Section 20: The Early Help Process Policy
“All staff should be prepared to identify children who may benefit from early help. Early help means providing support as soon as a problem emerges at any point in a child’s life, from foundation years.” – Keeping Children Safe in Education (DfE 2023)
“Early help can also prevent further problems arising, for example, if it is provided as part of a support plan where a child has returned home to their family from care.” - Working Together to Safeguard Children (DfE, 2015)
Educational establishments provide universal services to children as part of their safeguarding approach. This includes the ways in which the establishment teaches learners to stay safe, keep others safe and promote a safe culture through their policies and procedures.
Sometimes children and families require some support and intervention in addition to the above and educational establishments can sometimes provide this from within their resources. This additional support could be put in place to improve a child’s attendance or behaviour or increase engagement with families with the aim of making life a more positive experience.
It requires multi-agency working so that children and families receive the right support at the right time, in order to prevent difficulties from escalating or needs from increasing.
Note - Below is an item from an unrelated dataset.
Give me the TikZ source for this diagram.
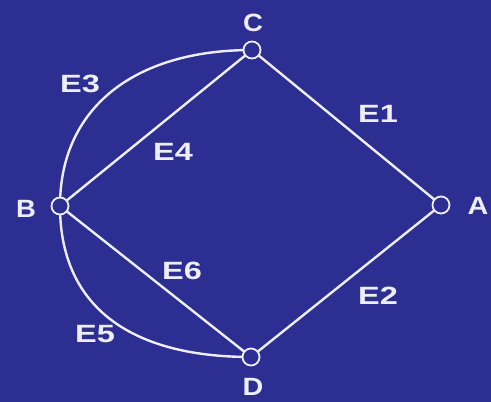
\documentclass[tikz,border=0pt]{standalone}
\usepackage{fontspec}
\setmainfont{Liberation Sans}
\definecolor{bgblue}{RGB}{44,46,145}
\definecolor{wline}{RGB}{238,238,250}
\newcommand{\wlab}[2]{\scalebox{#1}[1]{#2}}
\begin{document}
\begin{tikzpicture}[x=1pt,y=1pt,
  vtx/.style={circle,draw=wline,fill=bgblue,line width=1.8pt,minimum size=17pt,inner sep=0pt},
  edge/.style={draw=wline,line width=2.4pt},
  lab/.style={text=wline,font=\fontsize{25}{25}\selectfont\bfseries,inner sep=0pt}]
\fill[bgblue] (0,0) rectangle (491,402);
\useasboundingbox (0,0) rectangle (491,402);
\coordinate (pA) at (441,197);
\coordinate (pB) at (60,196);
\coordinate (pC) at (252,352);
\coordinate (pD) at (251,45);
\draw[edge] (pC) -- (pA);
\draw[edge] (pA) -- (pD);
\draw[edge] (pB) -- (pC);
\draw[edge] (pB) -- (pD);
\draw[edge] (pB) .. controls (60,293) and (133,352) .. (pC);
\draw[edge] (pB) .. controls (60,98) and (127,45) .. (pD);
\node[vtx] (A) at (pA) {};
\node[vtx] (B) at (pB) {};
\node[vtx] (C) at (pC) {};
\node[vtx] (D) at (pD) {};
\node[lab] (lC) at (253,379) {\wlab{1.1}{C}};
\node[lab] (lA) at (478,196) {\wlab{1.15}{A}};
\node[lab] (lB) at (26,193) {\wlab{1.1}{B}};
\node[lab] (lD) at (253,15) {\wlab{1.15}{D}};
\node[lab] (e1) at (378,288) {\wlab{1.3}{E1}};
\node[lab] (e2) at (378,106) {\wlab{1.3}{E2}};
\node[lab] (e3) at (80,318) {\wlab{1.3}{E3}};
\node[lab] (e4) at (173,250) {\wlab{1.3}{E4}};
\node[lab] (e5) at (95,68) {\wlab{1.3}{E5}};
\node[lab] (e6) at (182,131) {\wlab{1.3}{E6}};
\end{tikzpicture}
\end{document}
Since educational providers already have regular contact and good relationships with children and families they can often be the most suitable place for some early help to take place.
The early help process
The process for accessing early help will vary in different Local Education Authority (LEA). Each LEA is required to have strategy for early help and procedures for referral and assessment. Many LEAs have an early help hub on their website.
EDClass Limited’s responsibilities
The designated safeguarding lead (DSL) – Cara Batsford needs to know about
- The LEA strategy for early help
- The process for making early help referrals
- The early help assessment process
- How the LEA expects schools to be part of the early help strategy
The DSL should attend any training on early help offered by the LEA or the Local Safeguarding Children Board (LSCB). As part of early help support and intervention, the DSL may be in the position of being asked to take on the role of lead professional/practitioner.
This role includes:
- Being the single point of contact for a family
- Co-ordinating the delivery of agreed action
- Reducing overlap of services and inconsistencies
More guidance on the role of lead professional should be available in the LEA strategy and the LEA or LSCB may offer additional training about this.
This policy is in addition to EDClass Limited’s child protection policy which runs in line with Keeping Children Safe in Education (DfE, 2023). The Senior DSL will ensure that all staff are aware of early help in their LEA.